Cosa cerca la Gen Z nel lavoro?
Per la Generazione Z, ovvero i nati tra la metà degli anni ’90 e il 2010, il lavoro non è solo una fonte di reddito, ma anche un mezzo per realizzarsi e contribuire positivamente alla società.
Secondo un’indagine del Top Employers Institute, i membri della Gen Z danno priorità alla sostenibilità delle prestazioni e al benessere personale: alla domanda se accetterebbero uno stipendio inferiore in cambio di un migliore equilibrio tra lavoro e vita privata, il 62% degli intervistati ha risposto di sì. Inoltre, la Gen Z valorizza una leadership fondata sull’empatia e sull’intelligenza emotiva. Sempre secondo lo studio, l’81% dei giovani ritiene che i datori di lavoro debbano impegnarsi attivamente nel sostenere il benessere fisico dei propri dipendenti.

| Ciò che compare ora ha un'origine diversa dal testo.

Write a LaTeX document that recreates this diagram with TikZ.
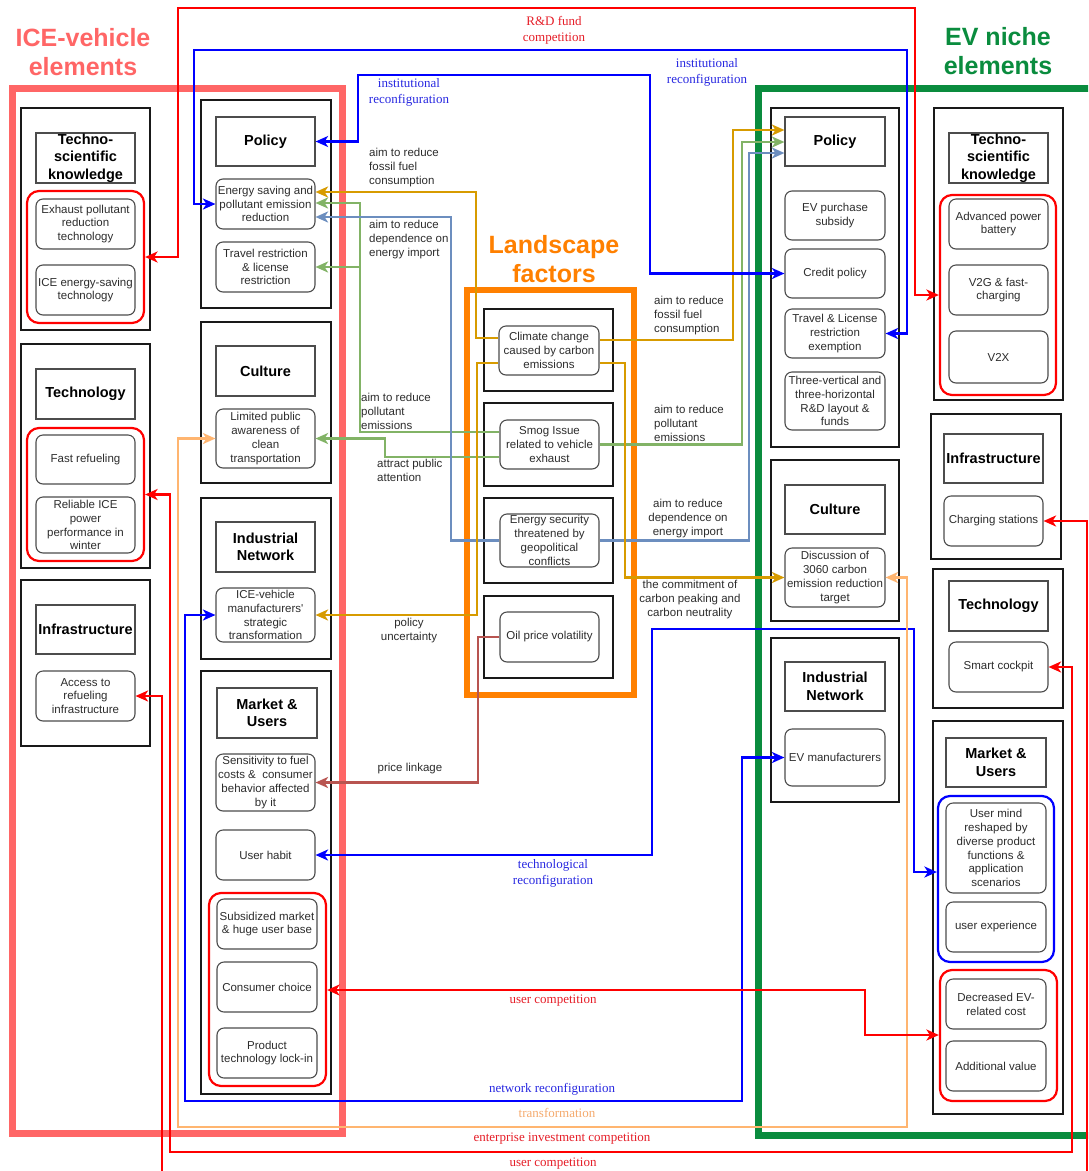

Tra le principali richieste della Gen Z spicca anche la flessibilità. Secondo i dati dell’Osservatorio Smart Working del Politecnico di Milano, nel 2025 si prevede in Italia un aumento del 5% dello smart working, con 3,75 milioni di persone che lavoreranno da remoto. Questo modello ibrido risponde al desiderio dei giovani di gestire meglio il proprio tempo e di operare in ambienti più dinamici.
Gen Z e Work-Life balance: la produttività senza il benessere non serve
Secondo un sondaggio di Deloitte, il 49% dei membri della Generazione Z ha vissuto episodi di ansia o burnout legati al lavoro. Non è solo questione di carichi eccessivi: dietro questi numeri si intravedono ambienti professionali che ancora faticano a mettere al centro il benessere mentale. Molti giovani, infatti, lamentano un impegno insufficiente da parte delle aziende nel riconoscere e affrontare apertamente lo stress.

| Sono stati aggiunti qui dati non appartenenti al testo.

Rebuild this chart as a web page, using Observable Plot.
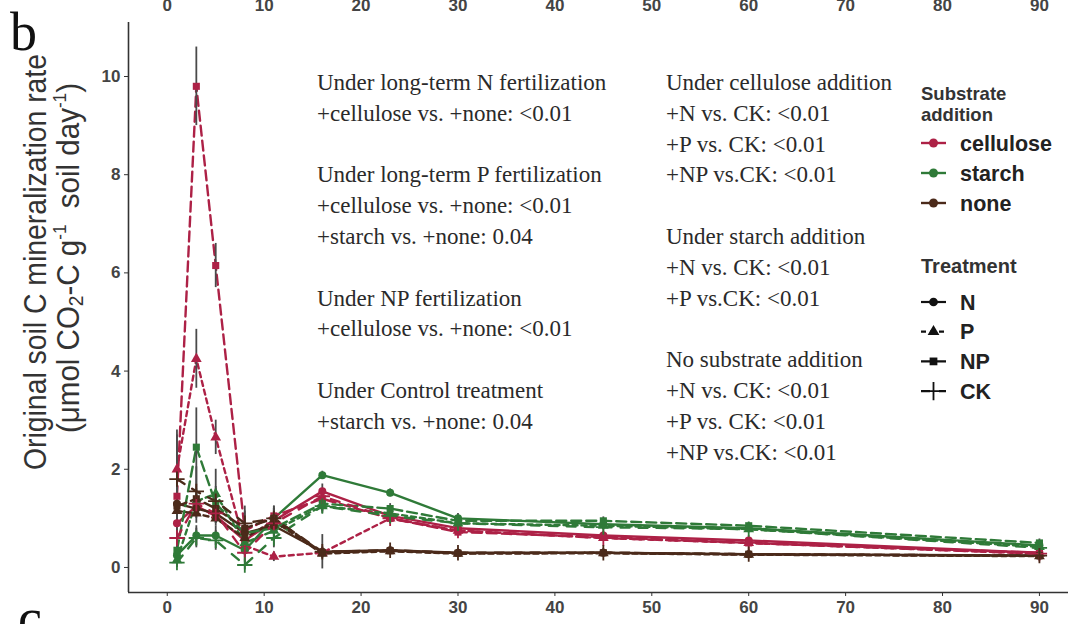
<!DOCTYPE html>
<html>
<head>
<meta charset="utf-8">
<script src="https://cdn.jsdelivr.net/npm/d3@7"></script>
<script src="https://cdn.jsdelivr.net/npm/@observablehq/plot@0.6"></script>
<style>
  body { margin: 0; background: #fff; }
  #chart { position: relative; width: 1068px; height: 624px; overflow: hidden; }
</style>
</head>
<body>
<div id="chart"></div>
<script>
// ---- data ----
const days = [1, 3, 5, 8, 11, 16, 23, 30, 45, 60, 90];
const substrates = ["cellulose", "starch", "none"];
const treatments = ["N", "P", "NP", "CK"];
const xTicks = [0, 10, 20, 30, 40, 50, 60, 70, 80, 90];
const yTicks = [0, 2, 4, 6, 8, 10];

const cellulose_N  = [0.9, 1.25, 1.05, 0.55, 0.95, 1.55, 1.05, 0.8, 0.65, 0.55, 0.3];
const cellulose_P  = [2.0, 4.25, 2.65, 0.45, 0.22, 0.3, 1.0, 0.75, 0.6, 0.5, 0.28];
const cellulose_NP = [1.45, 9.8, 6.15, 0.75, 1.05, 1.4, 1.0, 0.72, 0.62, 0.5, 0.3];
const cellulose_CK = [0.6, 1.3, 1.1, 0.3, 0.9, 1.45, 1.0, 0.75, 0.6, 0.5, 0.28];
const starch_N  = [0.25, 0.65, 0.65, 0.35, 1.0, 1.88, 1.52, 1.0, 0.88, 0.8, 0.45];
const starch_P  = [0.15, 1.35, 1.5, 0.5, 0.75, 1.25, 1.1, 0.9, 0.85, 0.78, 0.42];
const starch_NP = [0.35, 2.45, 1.3, 0.7, 0.8, 1.3, 1.2, 0.95, 0.95, 0.85, 0.5];
const starch_CK = [0.1, 0.6, 0.55, 0.05, 0.6, 1.25, 1.05, 0.9, 0.82, 0.78, 0.4];
const none_N  = [1.3, 1.2, 1.1, 0.7, 0.85, 0.32, 0.35, 0.3, 0.3, 0.27, 0.24];
const none_P  = [1.15, 1.1, 1.0, 0.6, 0.95, 0.28, 0.33, 0.28, 0.29, 0.26, 0.23];
const none_NP = [1.25, 1.4, 1.2, 0.8, 1.0, 0.3, 0.34, 0.29, 0.3, 0.27, 0.24];
const none_CK = [1.8, 1.55, 1.35, 0.9, 1.0, 0.32, 0.35, 0.3, 0.3, 0.27, 0.24];

const cellulose_N_sd  = [0.3, 0.2, 0.15, 0.2, 0.3, 0.15, 0.1, 0.08, 0.08, 0.06, 0.05];
const cellulose_P_sd  = [0.8, 0.6, 0.35, 0.2, 0.1, 0.1, 0.1, 0.08, 0.07, 0.06, 0.05];
const cellulose_NP_sd = [0.4, 0.8, 0.45, 0.5, 0.2, 0.15, 0.1, 0.08, 0.08, 0.06, 0.05];
const cellulose_CK_sd = [0.3, 0.2, 0.2, 0.2, 0.15, 0.12, 0.1, 0.08, 0.07, 0.06, 0.05];
const starch_N_sd  = [0.15, 0.2, 0.2, 0.15, 0.2, 0.08, 0.08, 0.1, 0.08, 0.06, 0.05];
const starch_P_sd  = [0.1, 0.3, 0.5, 0.2, 0.2, 0.15, 0.1, 0.08, 0.07, 0.06, 0.08];
const starch_NP_sd = [0.2, 0.8, 0.3, 0.2, 0.2, 0.15, 0.1, 0.1, 0.08, 0.06, 0.08];
const starch_CK_sd = [0.1, 0.2, 0.2, 0.1, 0.2, 0.12, 0.1, 0.08, 0.07, 0.06, 0.05];
const none_N_sd  = [0.3, 0.2, 0.15, 0.2, 0.25, 0.35, 0.05, 0.05, 0.05, 0.04, 0.04];
const none_P_sd  = [0.3, 0.2, 0.15, 0.2, 0.2, 0.1, 0.05, 0.05, 0.05, 0.04, 0.04];
const none_NP_sd = [0.3, 0.2, 0.15, 0.2, 0.2, 0.1, 0.05, 0.05, 0.05, 0.04, 0.04];
const none_CK_sd = [0.9, 0.5, 0.3, 0.25, 0.2, 0.1, 0.05, 0.05, 0.05, 0.04, 0.04];

const leftNotes = [
  "Under long-term N fertilization", "+cellulose vs. +none: <0.01", "",
  "Under long-term P fertilization", "+cellulose vs. +none: <0.01", "+starch vs. +none: 0.04", "",
  "Under NP fertilization", "+cellulose vs. +none: <0.01", "",
  "Under Control treatment", "+starch vs. +none: 0.04"
];
const rightNotes = [
  "Under cellulose addition", "+N vs. CK: <0.01", "+P vs. CK: <0.01", "+NP vs.CK: <0.01", "",
  "Under starch addition", "+N vs. CK: <0.01", "+P vs.CK: <0.01", "",
  "No substrate addition", "+N vs. CK: <0.01", "+P vs. CK: <0.01", "+NP vs.CK: <0.01"
];

// ---- table ----
const values = {
  cellulose: {N: cellulose_N, P: cellulose_P, NP: cellulose_NP, CK: cellulose_CK},
  starch: {N: starch_N, P: starch_P, NP: starch_NP, CK: starch_CK},
  none: {N: none_N, P: none_P, NP: none_NP, CK: none_CK}
};
const sds = {
  cellulose: {N: cellulose_N_sd, P: cellulose_P_sd, NP: cellulose_NP_sd, CK: cellulose_CK_sd},
  starch: {N: starch_N_sd, P: starch_P_sd, NP: starch_NP_sd, CK: starch_CK_sd},
  none: {N: none_N_sd, P: none_P_sd, NP: none_NP_sd, CK: none_CK_sd}
};
const rows = [];
for (const s of substrates) for (const t of treatments)
  days.forEach((d, i) => rows.push({day: d, substrate: s, treatment: t,
    rate: values[s][t][i], sd: sds[s][t][i]}));

const colors = ["#ad2146", "#2f7a38", "#4b2a1a"];
const dashes = {N: null, P: "5,4", NP: "10,5", CK: "9,9"};
const sans = "'Liberation Sans', Arial, sans-serif";
const serif = "'Liberation Serif', 'Times New Roman', serif";

const lineMarks = treatments.map(t =>
  Plot.line(rows.filter(d => d.treatment === t), {
    x: "day", y: "rate", z: "substrate", stroke: "substrate",
    strokeWidth: 2.4, strokeDasharray: dashes[t] || undefined
  }));

const plot = Plot.plot({
  width: 1068, height: 624,
  marginLeft: 128, marginRight: 0, marginTop: 22, marginBottom: 32,
  style: {fontFamily: sans, background: "#fff", overflow: "visible"},
  x: {domain: [-4, 93]},
  y: {domain: [-0.51, 11.1]},
  color: {domain: substrates, range: colors},
  symbol: {domain: treatments, range: ["circle", "triangle", "square", "plus"]},
  marks: [
    Plot.axisX({ticks: xTicks, tickSize: 4, tickPadding: 4, fontSize: 17, fontWeight: "bold", fill: "#444", stroke: "#333", label: null}),
    Plot.axisX({anchor: "top", ticks: xTicks, tickSize: 0, tickPadding: 12, fontSize: 17, fontWeight: "bold", fill: "#444", label: null}),
    Plot.axisY({ticks: yTicks, tickSize: 4, tickPadding: 4, fontSize: 17, fontWeight: "bold", fill: "#444", stroke: "#333", label: null}),
    Plot.ruleX([-4], {stroke: "#333", strokeWidth: 1.6}),
    Plot.ruleY([-0.51], {stroke: "#333", strokeWidth: 1.6}),
    ...lineMarks,
    Plot.ruleX(rows, {x: "day", y1: d => d.rate - d.sd, y2: d => d.rate + d.sd, stroke: "#4a4a4a", strokeWidth: 1.8}),
    Plot.dot(rows.filter(d => d.treatment !== "CK"), {x: "day", y: "rate", symbol: "treatment", fill: "substrate", r: 4}),
    Plot.dot(rows.filter(d => d.treatment === "CK"), {x: "day", y: "rate", symbol: "treatment", stroke: "substrate", strokeWidth: 1.8, r: 5})
  ]
});
document.getElementById("chart").appendChild(plot);

// ---- annotations, legend, titles ----
const svg = d3.select(plot);
const g = svg.append("g").attr("text-anchor", "start");

g.append("text").attr("x", 10).attr("y", 50).attr("font-family", serif).attr("font-size", 54).attr("fill", "#111").text("b");
g.append("text").attr("x", 18).attr("y", 636).attr("font-family", serif).attr("font-size", 54).attr("fill", "#111").text("c");

const yt = g.append("g").attr("font-family", sans).attr("font-size", 31).attr("fill", "#333").attr("text-anchor", "middle");
yt.append("text").attr("transform", "translate(0,262) rotate(-90)").attr("x", 0).attr("y", 46)
  .attr("textLength", 416).attr("lengthAdjust", "spacingAndGlyphs")
  .text("Original soil C mineralization rate");
const t2 = yt.append("text").attr("transform", "translate(0,258) rotate(-90)").attr("x", 0).attr("y", 79)
  .attr("textLength", 350).attr("lengthAdjust", "spacingAndGlyphs");
t2.append("tspan").text("(μmol CO");
t2.append("tspan").attr("font-size", 20).attr("dy", 4).text("2");
t2.append("tspan").attr("dy", -4).text("-C g");
t2.append("tspan").attr("font-size", 18).attr("dy", -13).text("-1");
t2.append("tspan").attr("dy", 13).text("  soil day");
t2.append("tspan").attr("font-size", 18).attr("dy", -13).text("-1");
t2.append("tspan").attr("dy", 13).text(")");

const notes = g.append("g").attr("font-family", serif).attr("font-size", 23).attr("fill", "#2a2a2a");
leftNotes.forEach((s, i) => { if (s) notes.append("text").attr("x", 317).attr("y", 90 + i * 30.8).text(s); });
rightNotes.forEach((s, i) => { if (s) notes.append("text").attr("x", 666).attr("y", 90 + i * 30.8).text(s); });

const leg = g.append("g").attr("font-family", sans).attr("font-weight", "bold").attr("fill", "#222");
leg.append("text").attr("x", 921).attr("y", 100).attr("font-size", 18.5).attr("fill", "#333").text("Substrate");
leg.append("text").attr("x", 921).attr("y", 121).attr("font-size", 18.5).attr("fill", "#333").text("addition");
substrates.forEach((s, i) => {
  const y = 143 + i * 30;
  leg.append("line").attr("x1", 921).attr("x2", 946).attr("y1", y).attr("y2", y).attr("stroke", colors[i]).attr("stroke-width", 2.4);
  leg.append("circle").attr("cx", 933.5).attr("cy", y).attr("r", 4.5).attr("fill", colors[i]);
  leg.append("text").attr("x", 960).attr("y", y + 7.5).attr("font-size", 21.5).text(s);
});
leg.append("text").attr("x", 921).attr("y", 273).attr("font-size", 20).attr("fill", "#333").text("Treatment");
const symNames = {N: d3.symbolCircle, P: d3.symbolTriangle, NP: d3.symbolSquare, CK: d3.symbolPlus};
treatments.forEach((t, i) => {
  const y = 302 + i * 29.7;
  leg.append("line").attr("x1", 921).attr("x2", 946).attr("y1", y).attr("y2", y).attr("stroke", "#111")
    .attr("stroke-width", 2.2).attr("stroke-dasharray", dashes[t]);
  const p = leg.append("path").attr("transform", `translate(933.5,${y})`)
    .attr("d", d3.symbol(symNames[t], t === "CK" ? 110 : 60)());
  if (t === "CK") p.attr("fill", "none").attr("stroke", "#111").attr("stroke-width", 1.8);
  else p.attr("fill", "#111");
  leg.append("text").attr("x", 960).attr("y", y + 7.5).attr("font-size", 21.5).text(t);
});
</script>
</body>
</html>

In questo scenario le nuove tecnologie, tra cui la Generative AI, emergono come potenziali alleate per migliorare il benessere lavorativo, offrendo l’opportunità di automatizzare compiti ripetitivi e liberare tempo da dedicare ad attività più creative e strategiche. Tuttavia, il loro utilizzo suscita sentimenti contrastanti tra i giovani lavoratori: alcuni vedono in essa una possibilità di migliorare l’equilibrio tra vita professionale e personale, mentre altri esprimono incertezza riguardo al suo impatto futuro. È fondamentale, quindi, che le aziende affrontino queste preoccupazioni, investendo nella formazione e promuovendo un uso etico dell’AI, affinché questa innovazione contribuisca davvero al benessere mentale e alla soddisfazione lavorativa dei dipendenti.
Cresciuta tra crisi e precarietà, in un contesto dove eventi incontrollabili hanno spesso sconvolto gli equilibri familiari, la Gen Z cerca di contrastare l’elevata percezione di instabilità mantenendo almeno il controllo sul proprio lavoro. Da qui nasce l’attenzione particolare al “come”, “quanto” e “quando” lavorare, e la preferenza per aziende capaci di mantenere uno sguardo libero sul futuro, aperte alle nuove sfide ambientali e tecnologiche, e in sintonia con i bisogni dei più giovani.